Wireframes: Adding pages from Story Library into Boardroom Topics

Patterns in Digital Boardroom creation; dragging and drop pages from the Story Library into topic – and rearranging pages in topics.

The Story Library allows content creators to upload stories to a library in batches for use in the Digital Boardroom, resolving a pain point people experienced when they had trouble remembering what Stories are available and what topic they were added to.

I created a workflow that allowed people to easily create a link between Stories by selecting a source (chart or dashboard) and then dragging it to the destination dashboard.

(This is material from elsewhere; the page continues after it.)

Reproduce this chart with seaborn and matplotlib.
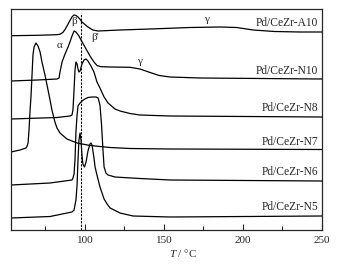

After the UX was approved by the stakeholders, I held a meeting with all the developers on the project to communicate the overall UX vision and details of each workflow. During the implementation process I sat right next to my development team to provide immediate UX support and make sure we were all on the same page.


What I Learned

It was an amazing opportunity to work alongside my German colleagues to bring the design concept to a reality. This was the biggest and most in-depth project where I owned the UX, managed the priorities, produced concepts, wireframes, and visuals over an intense 3 months.

It was also great learning how to communicate across language barriers and experience the cultural differences in Germany. The experience allowed me to see things from my German colleagues’ point of view, perspectives that were hard to understand when I worked with them over the phone and email from Vancouver.